◆ **What needs to be done**: Repeat the listing that follows, character for character, minus the pictures.

============================================================

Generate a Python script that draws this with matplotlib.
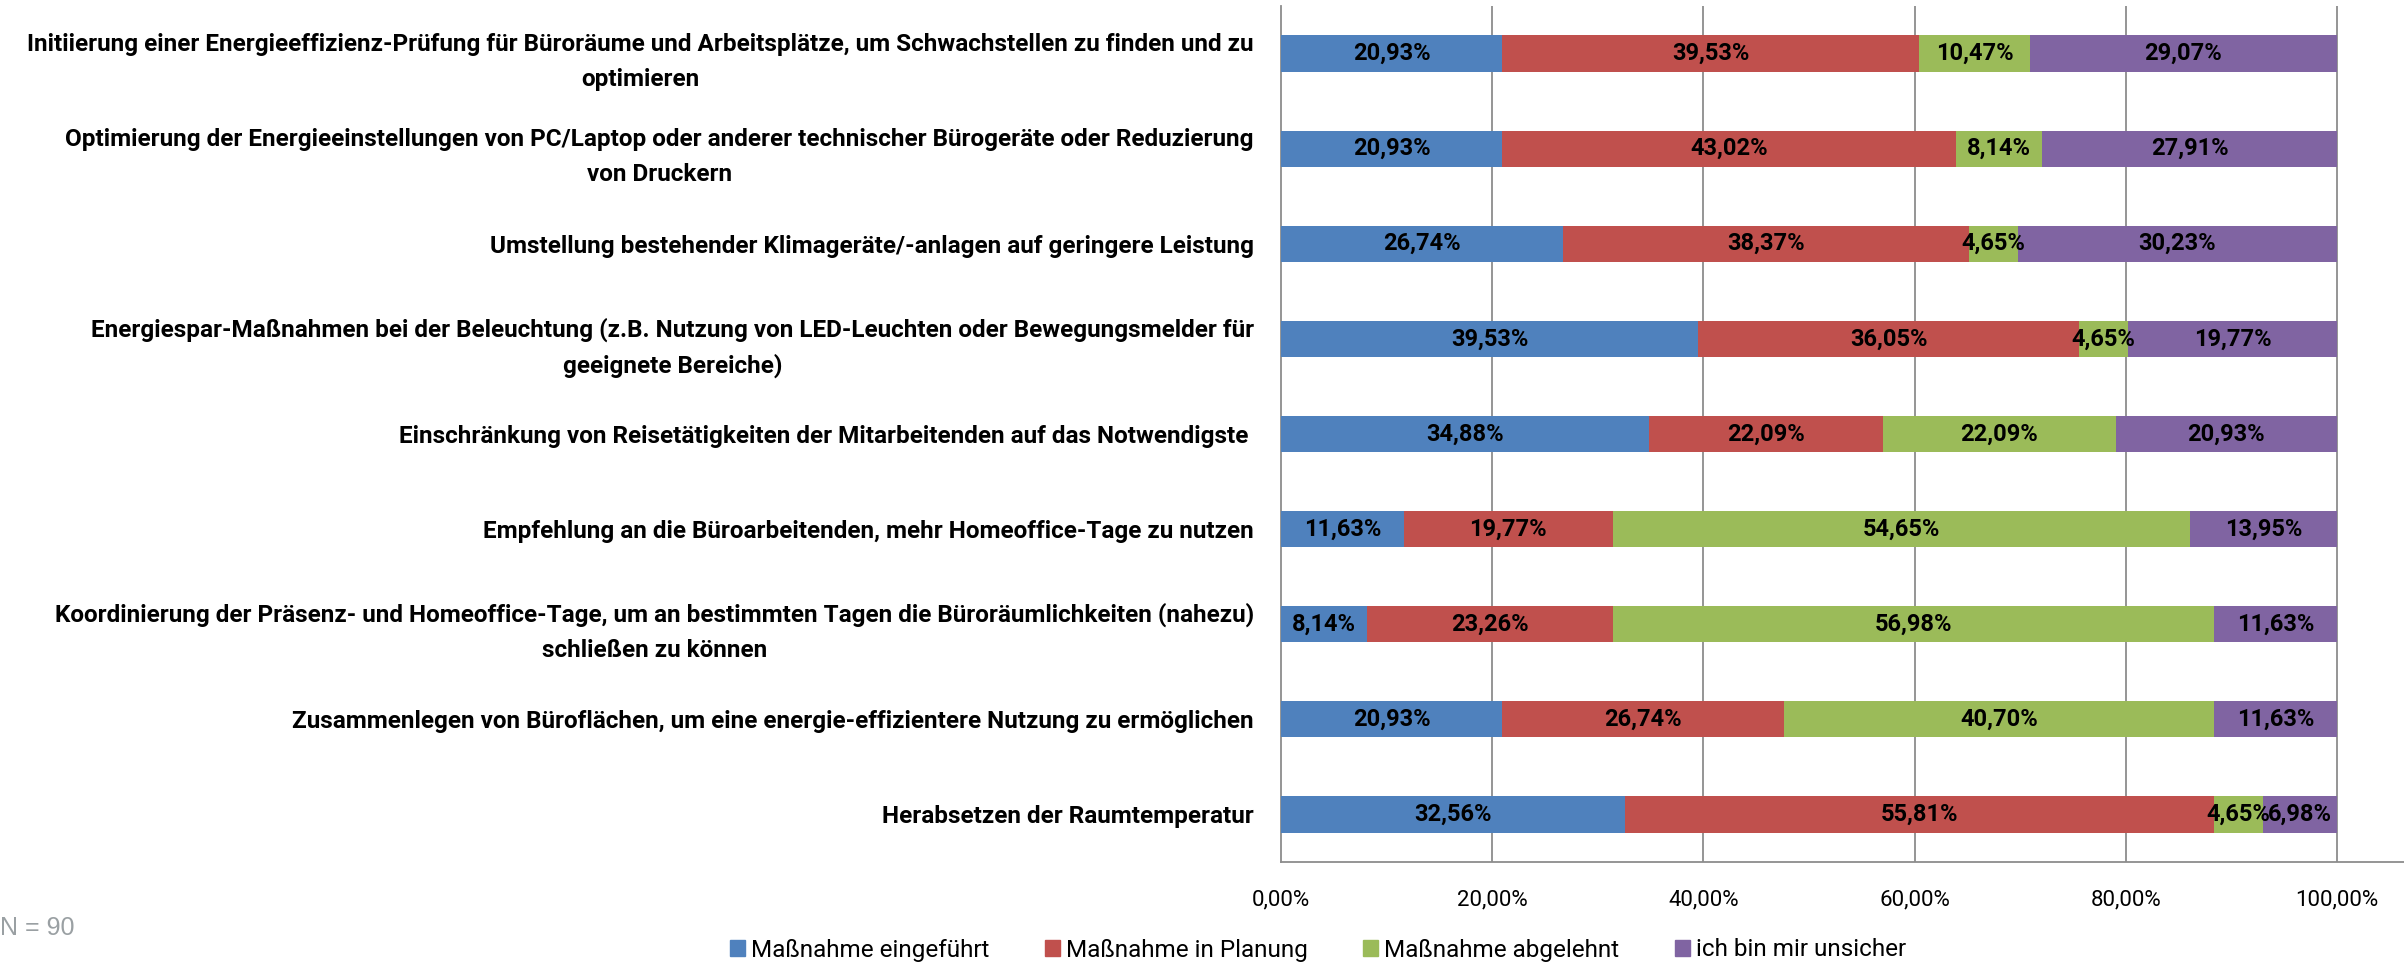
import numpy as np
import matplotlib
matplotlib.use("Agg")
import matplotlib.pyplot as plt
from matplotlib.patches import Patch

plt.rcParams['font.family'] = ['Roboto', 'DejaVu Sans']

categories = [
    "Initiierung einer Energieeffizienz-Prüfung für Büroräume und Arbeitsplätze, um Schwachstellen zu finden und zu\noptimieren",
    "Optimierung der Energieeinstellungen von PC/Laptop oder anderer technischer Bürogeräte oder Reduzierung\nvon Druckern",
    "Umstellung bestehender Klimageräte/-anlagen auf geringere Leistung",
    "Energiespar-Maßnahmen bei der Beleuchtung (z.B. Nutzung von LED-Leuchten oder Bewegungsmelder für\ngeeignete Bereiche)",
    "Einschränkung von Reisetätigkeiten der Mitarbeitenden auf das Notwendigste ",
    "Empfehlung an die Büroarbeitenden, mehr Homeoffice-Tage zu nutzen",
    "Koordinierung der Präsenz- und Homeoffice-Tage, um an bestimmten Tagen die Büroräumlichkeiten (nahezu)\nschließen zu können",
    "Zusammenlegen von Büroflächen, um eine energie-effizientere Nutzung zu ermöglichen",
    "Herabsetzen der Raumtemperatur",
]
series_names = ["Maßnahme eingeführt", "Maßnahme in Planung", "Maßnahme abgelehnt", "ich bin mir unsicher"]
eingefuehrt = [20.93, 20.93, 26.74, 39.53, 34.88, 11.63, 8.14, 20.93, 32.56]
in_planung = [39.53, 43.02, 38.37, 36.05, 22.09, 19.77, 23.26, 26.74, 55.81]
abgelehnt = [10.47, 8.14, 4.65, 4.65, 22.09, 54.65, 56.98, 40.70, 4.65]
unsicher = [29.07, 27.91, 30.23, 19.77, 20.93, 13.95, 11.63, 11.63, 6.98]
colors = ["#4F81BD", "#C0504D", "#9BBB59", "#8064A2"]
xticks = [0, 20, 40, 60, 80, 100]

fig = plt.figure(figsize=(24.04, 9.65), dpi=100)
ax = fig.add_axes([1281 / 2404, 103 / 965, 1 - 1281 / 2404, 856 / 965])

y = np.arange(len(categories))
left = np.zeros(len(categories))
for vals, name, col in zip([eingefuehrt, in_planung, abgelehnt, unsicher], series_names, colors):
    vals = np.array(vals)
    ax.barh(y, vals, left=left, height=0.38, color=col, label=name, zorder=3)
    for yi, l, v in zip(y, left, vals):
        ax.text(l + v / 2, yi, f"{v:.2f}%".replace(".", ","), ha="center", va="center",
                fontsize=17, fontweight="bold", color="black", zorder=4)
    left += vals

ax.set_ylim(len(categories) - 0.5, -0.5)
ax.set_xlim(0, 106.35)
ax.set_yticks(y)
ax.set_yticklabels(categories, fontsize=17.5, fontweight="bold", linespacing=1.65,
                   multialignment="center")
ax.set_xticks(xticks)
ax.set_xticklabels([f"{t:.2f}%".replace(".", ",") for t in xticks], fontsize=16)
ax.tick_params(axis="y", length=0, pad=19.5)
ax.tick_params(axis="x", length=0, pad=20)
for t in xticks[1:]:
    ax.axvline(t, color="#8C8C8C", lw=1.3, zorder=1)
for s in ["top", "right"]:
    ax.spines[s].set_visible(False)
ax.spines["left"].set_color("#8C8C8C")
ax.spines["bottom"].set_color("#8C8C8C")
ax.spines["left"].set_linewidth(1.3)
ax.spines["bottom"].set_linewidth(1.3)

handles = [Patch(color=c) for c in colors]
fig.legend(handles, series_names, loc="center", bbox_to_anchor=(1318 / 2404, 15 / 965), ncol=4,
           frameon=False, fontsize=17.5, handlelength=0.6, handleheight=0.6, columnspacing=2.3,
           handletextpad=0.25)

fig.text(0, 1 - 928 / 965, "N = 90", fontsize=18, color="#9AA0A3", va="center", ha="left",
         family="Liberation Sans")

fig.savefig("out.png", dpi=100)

============================================================

◆ **Answer below**:
Generate a Python script that draws this with matplotlib.
import numpy as np
import matplotlib
matplotlib.use("Agg")
import matplotlib.pyplot as plt
from matplotlib.patches import Patch

plt.rcParams['font.family'] = ['Roboto', 'DejaVu Sans']

categories = [
    "Initiierung einer Energieeffizienz-Prüfung für Büroräume und Arbeitsplätze, um Schwachstellen zu finden und zu\noptimieren",
    "Optimierung der Energieeinstellungen von PC/Laptop oder anderer technischer Bürogeräte oder Reduzierung\nvon Druckern",
    "Umstellung bestehender Klimageräte/-anlagen auf geringere Leistung",
    "Energiespar-Maßnahmen bei der Beleuchtung (z.B. Nutzung von LED-Leuchten oder Bewegungsmelder für\ngeeignete Bereiche)",
    "Einschränkung von Reisetätigkeiten der Mitarbeitenden auf das Notwendigste ",
    "Empfehlung an die Büroarbeitenden, mehr Homeoffice-Tage zu nutzen",
    "Koordinierung der Präsenz- und Homeoffice-Tage, um an bestimmten Tagen die Büroräumlichkeiten (nahezu)\nschließen zu können",
    "Zusammenlegen von Büroflächen, um eine energie-effizientere Nutzung zu ermöglichen",
    "Herabsetzen der Raumtemperatur",
]
series_names = ["Maßnahme eingeführt", "Maßnahme in Planung", "Maßnahme abgelehnt", "ich bin mir unsicher"]
eingefuehrt = [20.93, 20.93, 26.74, 39.53, 34.88, 11.63, 8.14, 20.93, 32.56]
in_planung = [39.53, 43.02, 38.37, 36.05, 22.09, 19.77, 23.26, 26.74, 55.81]
abgelehnt = [10.47, 8.14, 4.65, 4.65, 22.09, 54.65, 56.98, 40.70, 4.65]
unsicher = [29.07, 27.91, 30.23, 19.77, 20.93, 13.95, 11.63, 11.63, 6.98]
colors = ["#4F81BD", "#C0504D", "#9BBB59", "#8064A2"]
xticks = [0, 20, 40, 60, 80, 100]

fig = plt.figure(figsize=(24.04, 9.65), dpi=100)
ax = fig.add_axes([1281 / 2404, 103 / 965, 1 - 1281 / 2404, 856 / 965])

y = np.arange(len(categories))
left = np.zeros(len(categories))
for vals, name, col in zip([eingefuehrt, in_planung, abgelehnt, unsicher], series_names, colors):
    vals = np.array(vals)
    ax.barh(y, vals, left=left, height=0.38, color=col, label=name, zorder=3)
    for yi, l, v in zip(y, left, vals):
        ax.text(l + v / 2, yi, f"{v:.2f}%".replace(".", ","), ha="center", va="center",
                fontsize=17, fontweight="bold", color="black", zorder=4)
    left += vals

ax.set_ylim(len(categories) - 0.5, -0.5)
ax.set_xlim(0, 106.35)
ax.set_yticks(y)
ax.set_yticklabels(categories, fontsize=17.5, fontweight="bold", linespacing=1.65,
                   multialignment="center")
ax.set_xticks(xticks)
ax.set_xticklabels([f"{t:.2f}%".replace(".", ",") for t in xticks], fontsize=16)
ax.tick_params(axis="y", length=0, pad=19.5)
ax.tick_params(axis="x", length=0, pad=20)
for t in xticks[1:]:
    ax.axvline(t, color="#8C8C8C", lw=1.3, zorder=1)
for s in ["top", "right"]:
    ax.spines[s].set_visible(False)
ax.spines["left"].set_color("#8C8C8C")
ax.spines["bottom"].set_color("#8C8C8C")
ax.spines["left"].set_linewidth(1.3)
ax.spines["bottom"].set_linewidth(1.3)

handles = [Patch(color=c) for c in colors]
fig.legend(handles, series_names, loc="center", bbox_to_anchor=(1318 / 2404, 15 / 965), ncol=4,
           frameon=False, fontsize=17.5, handlelength=0.6, handleheight=0.6, columnspacing=2.3,
           handletextpad=0.25)

fig.text(0, 1 - 928 / 965, "N = 90", fontsize=18, color="#9AA0A3", va="center", ha="left",
         family="Liberation Sans")

fig.savefig("out.png", dpi=100)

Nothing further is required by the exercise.